Comunitario e Internazionale

Roma e Bruxelles divise da 72 infrazioni

di Chiara Bussi

Solo ad aprile si saprà se la Commissione Ue intende aprire una procedura di infrazione contro l’Italia per debito eccessivo. Conti pubblici a parte, però, il nostro Paese è già un sorvegliato speciale su 72 dossier, dall’ambiente agli aiuti di Stato, passando per gli appalti e la tutela dei consumatori. Tante sono, infatti, le procedure di infrazione a suo carico secondo l’ultima fotografia mensile scattata da Bruxelles a metà febbraio. Tra i big fa meglio solo la Gran Bretagna, con 63 dossier aperti, mentre la Francia deve mettersi in regola in 90 casi e la Germania conta al suo attivo 96 procedure.

Restringendo il focus sull’Italia, in 52 casi il reato contestato è «violazione del diritto dell’Unione», mentre per 20 direttive il tempo di recepimento è scaduto, ma non se ne scorge ancora traccia nell’ordinamento italiano.

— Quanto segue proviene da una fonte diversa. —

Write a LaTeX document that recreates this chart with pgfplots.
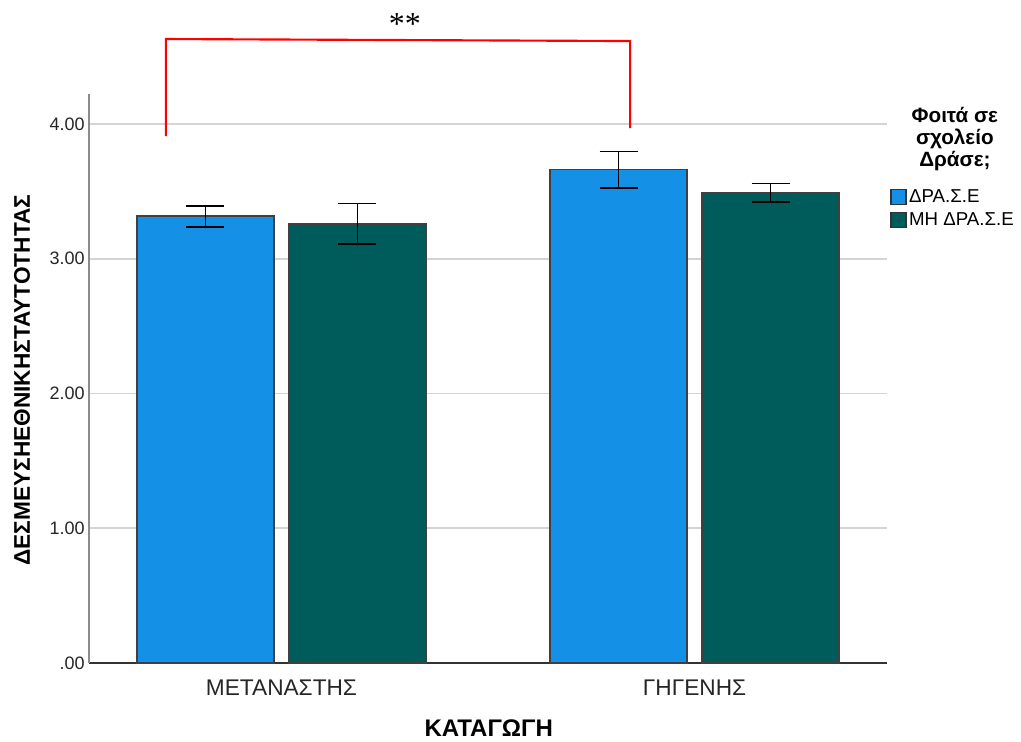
\documentclass[border=0pt]{standalone}
\usepackage{fontspec}
\setmainfont{Liberation Sans}
\newfontfamily\seriffont{Liberation Serif}
\usepackage{pgfplots}
\usepackage{pgfplotstable}
\pgfplotsset{compat=1.18}
\definecolor{spssblue}{RGB}{20,144,230}
\definecolor{spssteal}{RGB}{0,92,90}

% x = group position (0 = METANASTHS, 1 = GHGENHS) with the bar offset within the group
\pgfplotstableread{
x y ep em
-0.184 3.317 0.075 0.079
0.816 3.664 0.133 0.137
}\dataA
\pgfplotstableread{
x y ep em
0.184 3.258 0.153 0.148
1.184 3.493 0.067 0.072
}\dataB

\begin{document}
\begin{tikzpicture}
\begin{axis}[
  name=ax,
  scale only axis,
  width=598.5pt, height=426.75pt,
  xmin=-0.466, xmax=1.466,
  ymin=0, ymax=4.223,
  clip=false,
  axis x line*=bottom, axis y line*=left,
  x axis line style={draw=black!80, line width=1pt, -},
  y axis line style={draw=black!45, line width=1pt, -},
  xtick={0,1}, xticklabels={ΜΕΤΑΝΑΣΤΗΣ,ΓΗΓΕΝΗΣ},
  ytick={0,1,2,3,4}, yticklabels={.00,1.00,2.00,3.00,4.00},
  major tick length=0pt,
  ymajorgrids, grid style={draw=black!17, line width=1.2pt},
  xticklabel style={font=\fontsize{17}{17}\selectfont, anchor=center, yshift=-18.75pt, text=black!85},
  yticklabel style={font=\fontsize{13.5}{13.5}\selectfont, inner sep=0pt, anchor=east, xshift=-3pt, text=black!85},
  xlabel={ΚΑΤΑΓΩΓΗ},
  xlabel style={font=\bfseries\fontsize{18}{18}\selectfont, at={(axis description cs:0.501,-0.114)}, anchor=center},
  ylabel={ΔΕΣΜΕΥΣΗΕΘΝΙΚΗΣΤΑΥΤΟΤΗΤΑΣ},
  ylabel style={font=\bfseries\fontsize{17}{17}\selectfont, at={(axis description cs:-0.084,0.497)}, anchor=center},
  legend style={at={(axis description cs:1.004,0.835)}, anchor=north west, draw=none, fill=none,
    font=\fontsize{14}{14}\selectfont, inner sep=0pt, row sep=4pt, column sep=1pt,
    nodes={inner sep=1pt}},
  legend cell align=left,
  legend image code/.code={\draw[#1, draw=black!80, line width=0.8pt] (0pt,-5.6pt) rectangle (11.25pt,5.6pt);},
]
\addplot[ybar, bar width=0.332, bar shift=0, fill=spssblue, draw=black!75, line width=0.9pt,
  error bars/.cd, y dir=both, y explicit,
  error bar style={draw=black, line width=1.2pt},
  error mark options={rotate=90, mark size=14.25pt, line width=1.2pt, draw=black}]
  table[x=x, y=y, y error plus=ep, y error minus=em]{\dataA};
\addlegendentry{ΔΡΑ.Σ.Ε}
\addplot[ybar, bar width=0.332, bar shift=0, fill=spssteal, draw=black!75, line width=0.9pt,
  error bars/.cd, y dir=both, y explicit,
  error bar style={draw=black, line width=1.2pt},
  error mark options={rotate=90, mark size=14.25pt, line width=1.2pt, draw=black}]
  table[x=x, y=y, y error plus=ep, y error minus=em]{\dataB};
\addlegendentry{ΜΗ ΔΡΑ.Σ.Ε}

\draw[red, line width=1.6pt] (axis cs:-0.28,3.91) -- (axis cs:-0.28,4.631) -- (axis cs:0.844,4.616) -- (axis cs:0.844,3.97);
\node[font=\seriffont\fontsize{24}{24}\selectfont, anchor=center] at (axis cs:0.299,4.74) {**};
\node[font=\bfseries\fontsize{15.5}{16.5}\selectfont, align=center, anchor=north, inner sep=0pt] at (axis description cs:1.085,0.977) {Φοιτά σε\\σχολείο\\Δράσε;};
\end{axis}
\pgfresetboundingbox
\path ([xshift=-66.75pt, yshift=-59.25pt]ax.south west) rectangle ([xshift=100.5pt, yshift=70.5pt]ax.north east);
\end{tikzpicture}
\end{document}
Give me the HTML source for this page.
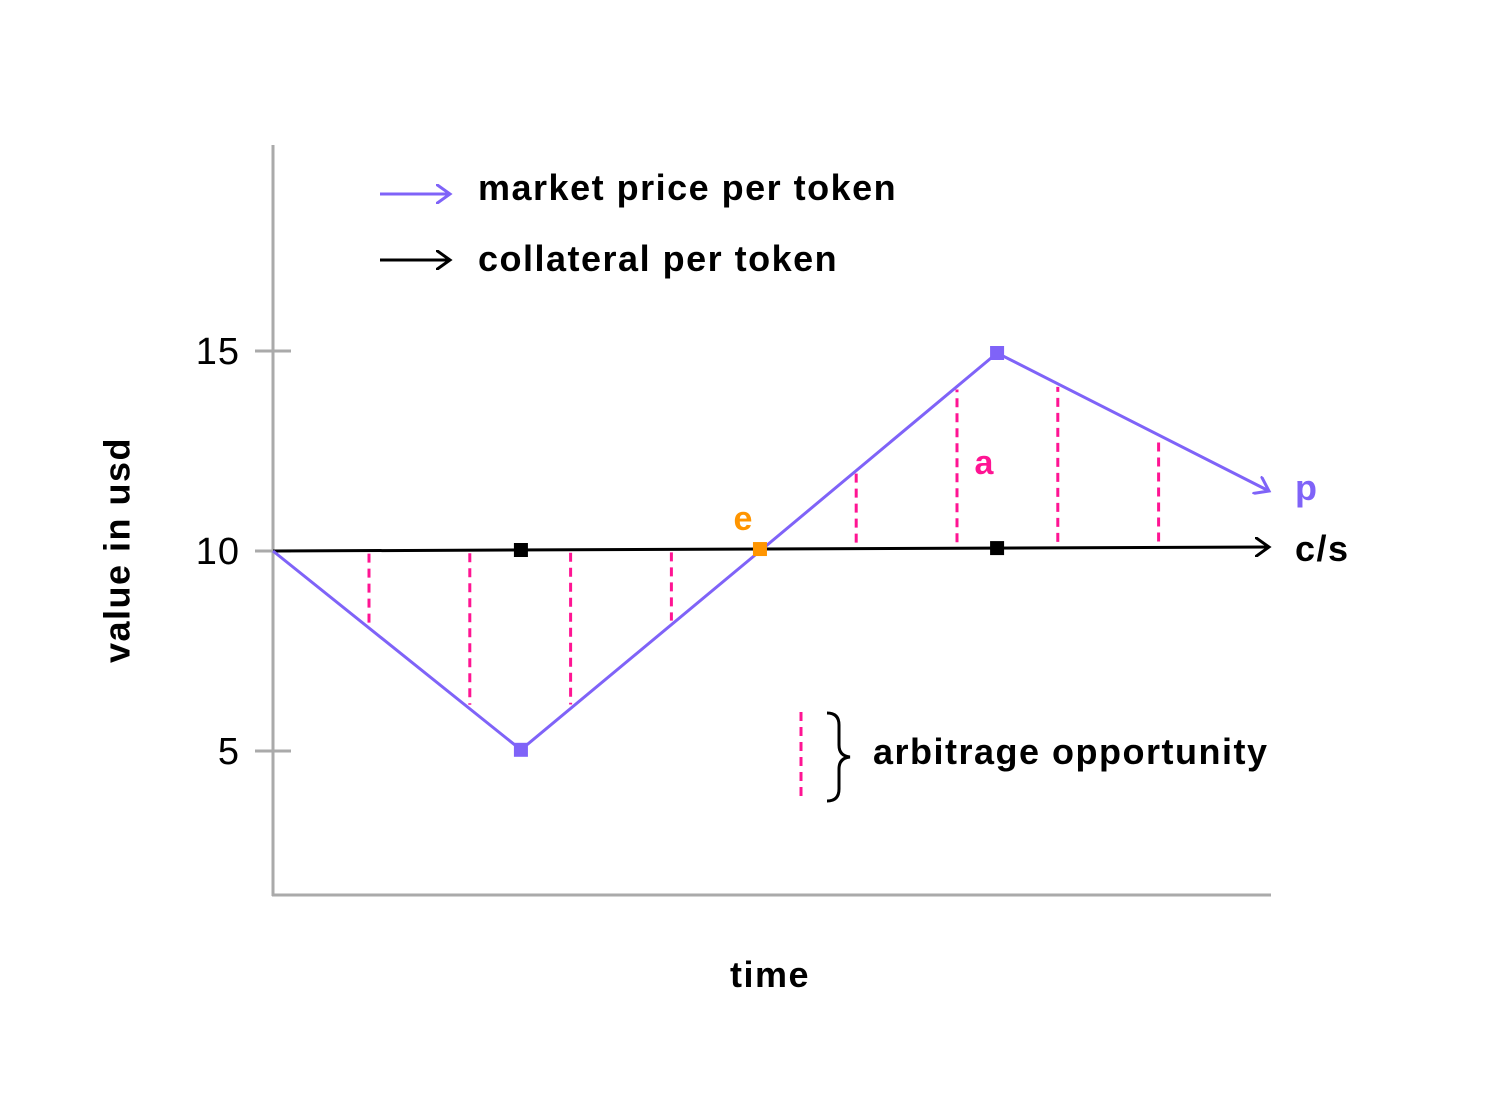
<!DOCTYPE html>
<html><head><meta charset="utf-8"><style>
html,body{margin:0;padding:0;background:#fff;}
svg{display:block;font-family:"Liberation Sans",sans-serif;}
.lbl{letter-spacing:1.5px;}
</style></head><body>
<svg id="chart" width="1500" height="1100" viewBox="0 0 1500 1100">
<defs>
<marker id="ap" markerWidth="20" markerHeight="20" refX="14" refY="10" orient="auto" markerUnits="userSpaceOnUse"><path d="M0,0 L14,10 L0,20" fill="none" stroke="#7f63f8" stroke-width="3"/></marker>
<marker id="ak" markerWidth="20" markerHeight="20" refX="14" refY="10" orient="auto" markerUnits="userSpaceOnUse"><path d="M0,0 L14,10 L0,20" fill="none" stroke="#000" stroke-width="3"/></marker>
</defs>
<g id="axes">
<line x1="273" y1="145" x2="273" y2="896" stroke="#aaa" stroke-width="3"/>
<line x1="272" y1="895" x2="1271" y2="895" stroke="#aaa" stroke-width="3"/>
</g>
<g id="ticks"></g>
<g id="marks"></g>
<text class="lbl" x="120" y="550" transform="rotate(-90 120 550)" text-anchor="middle" dominant-baseline="middle" font-size="36" font-weight="bold">value in usd</text>
<text class="lbl" x="770" y="987" text-anchor="middle" font-size="36" font-weight="bold">time</text>
<g>
<line x1="380" y1="194" x2="450" y2="194" stroke="#7f63f8" stroke-width="3" marker-end="url(#ap)"/>
<text class="lbl" x="478" y="200" font-size="36" font-weight="bold">market price per token</text>
<line x1="380" y1="260" x2="450" y2="260" stroke="#000" stroke-width="3" marker-end="url(#ak)"/>
<text class="lbl" x="478" y="271" font-size="36" font-weight="bold">collateral per token</text>
</g>
<g>
<line x1="801" y1="712" x2="801" y2="802" stroke="#ff1493" stroke-width="3" stroke-dasharray="9,6"/>
<path d="M827,713 Q839,713 839,725 L839,745 Q839,756 850,757 Q839,758 839,769 L839,789 Q839,801 827,801" fill="none" stroke="#000" stroke-width="3"/>
<text class="lbl" x="873" y="764" font-size="36" font-weight="bold">arbitrage opportunity</text>
</g>
<text x="1295" y="500" font-size="36" font-weight="bold" fill="#7f63f8">p</text>
<text class="lbl" x="1295" y="561" font-size="36" font-weight="bold">c/s</text>
<text x="743" y="530" text-anchor="middle" font-size="34" font-weight="bold" fill="#ff9500">e</text>
<text x="984" y="474" text-anchor="middle" font-size="34" font-weight="bold" fill="#ff1493">a</text>
</svg>
<script>
const yTicks=[15,10,5];
const priceTimes=[0,1.033,2.029,3.017,4.15];
const priceValues=[10,5.03,10,14.95,11.5];
const collTimes=[0,4.15];
const collValues=[10,10.1];
const markerTimes=[1.033,2.029,3.017];
const arbTimes=[0.4,0.82,1.24,1.66,2.43,2.85,3.27,3.69];
const NS="http://www.w3.org/2000/svg";
const X=t=>273+t*240;
const Y=v=>951-v*40;
function interp(ts,vs,t){for(let i=0;i<ts.length-1;i++){if(t<=ts[i+1]){const f=(t-ts[i])/(ts[i+1]-ts[i]);return vs[i]+f*(vs[i+1]-vs[i]);}}return vs[vs.length-1];}
function mk(tag,attrs,parent){const e=document.createElementNS(NS,tag);for(const k in attrs)e.setAttribute(k,attrs[k]);parent.appendChild(e);return e;}
const tg=document.getElementById('ticks');
yTicks.forEach(v=>{
 const l=mk('line',{x1:255,x2:291,y1:Y(v),y2:Y(v),stroke:'#aaa','stroke-width':3},tg);
 
 
 const t=mk('text',{x:240,y:Y(v)+13,'text-anchor':'end','font-size':38,'letter-spacing':'1px'},tg);
 t.textContent=v;
 
 
});
const mg=document.getElementById('marks');
arbTimes.forEach((t,i)=>{
 const c=interp(collTimes,collValues,t),p=interp(priceTimes,priceValues,t);
 const y1=Y(c)+(p<c?3:-6),y2=Y(p)+(p<c?-4:3);
 const l=mk('line',{x1:X(t),x2:X(t),y1:y1,y2:y2,stroke:'#ff1493','stroke-width':3,'stroke-dasharray':'9,6'},mg);
 
 
});
const cl=mk('polyline',{points:collTimes.map((t,i)=>X(t)+','+Y(collValues[i])).join(' '),fill:'none',stroke:'#000','stroke-width':3,'marker-end':'url(#ak)'},mg);


const pl=mk('polyline',{points:priceTimes.map((t,i)=>X(t)+','+Y(priceValues[i])).join(' '),fill:'none',stroke:'#7f63f8','stroke-width':3,'marker-end':'url(#ap)'},mg);


markerTimes.forEach((t,i)=>{
 const p=interp(priceTimes,priceValues,t),c=interp(collTimes,collValues,t);
 const eq=Math.abs(p-c)<0.3;
 if(!eq){
  const m=mk('rect',{x:X(t)-7,y:Y(p)-7,width:14,height:14,fill:'#7f63f8'},mg);
  
  
  const k=mk('rect',{x:X(t)-7,y:Y(c)-7,width:14,height:14,fill:'#000'},mg);
  
  
 } else {
  const o=mk('rect',{x:X(t)-7,y:Y(c)-7,width:14,height:14,fill:'#ff9500'},mg);
  
  
 }
});
</script>
</body></html>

Le procedure più numerose sono quelle nelle prime fasi del contenzioso: sul tavolo del Governo ci sono oggi 30 lettere di «messa in mora» (oltre a 10 con la richiesta di informazioni aggiuntive), mentre per 16 dossier si è già arrivati al «parere motivato» (oltre a 3 con richiesta di ulteriori informazioni). Cinque di questi sono stati appena notificati e riguardano, per esempio, i ritardi di pagamento della Pubblica amministrazione, l’applicazione della direttiva del 2008 sulla qualità dell’aria e l’obbligo di rispettare i livelli di biossido di azoto o la protezione degli animali utilizzati a fini scientifici. Se Bruxelles non sarà soddisfatta delle risposte che giungeranno da Roma potrebbe deferire l’Italia alla Corte di giustizia Ue del Lussemburgo.

Un caso su cinque riguarda violazioni delle regole europee per la tutela dell’ambiente, come il mancato recepimento della direttiva sulla riduzione dell’utilizzo delle borse di plastica. Ma i cartellini (gialli o rossi) esibiti dall’arbitro di Bruxelles si riferiscono anche al settore finanziario, alla fiscalità, alla salute, all’energia e alla libera circolazione di merci, persone e servizi. A finire sotto la lente sono stati così il mancato recepimento delle norme Ue sull’accesso e l’esercizio delle attività di assicurazione e riassicurazione o la disciplina del rimborso dell’Iva o il recepimento non corretto delle regole europee sul turismo all inclusive.

In quattro casi il nostro Paese è stato giudicato non solo colpevole, ma anche recidivo e ha già dovuto pagare multe complessive per 329 milioni di euro. Roma ha già fatto recapitare sul conto del bilancio Ue 141 milioni per le discariche abusive e 86 milioni per la gestione dei rifiuti in Campania. Ma anche 60 milioni per gli sgravi fiscali concessi dal 1995 al 2001 per i contratti di formazione e lavoro e 42 milioni per il mancato recupero di aiuti di Stato ad alcune imprese di Venezia e Chioggia. Ogni sei mesi la Commissione Ue presenta il conto, ma la sanzione diminuisce man mano che lo Stato si adegua.

Al di là del fermo immagine, negli ultimi anni il numero di procedure a carico del nostro Paese ha imboccato la strada della discesa: dai 139 casi nel febbraio 2011 si è registrata una progressiva diminuzione fino a oggi. «L’Italia ha impiegato notevoli energie per ridurre le procedure di infrazione e a partire dal 2014 il governo Renzi, in particolare il sottosegretario Sandro Gozi, hanno intensificato gli sforzi», spiega Massimo Condinanzi, ordinario di diritto della Ue all’Università Statale di Milano, che dall’agosto 2016 dirige la Struttura di missione per le procedure di infrazione, punto di dialogo tra Roma e Bruxelles. Non solo: «Il nostro Paese - aggiunge Condinanzi - è tra i maggiori fruitori del sistema Pilot per la gestione dei casi di non conformità con il diritto Ue prima dell’attivazione della procedura di infrazione: nel 2016 sono stati aperti con questo sistema 54 nuovi dossier riguardanti l’Italia, ma ne sono stati archiviati 60. In questi ultimi il nostro Paese si è messo in regola e ha evitato l’avvio di una procedura».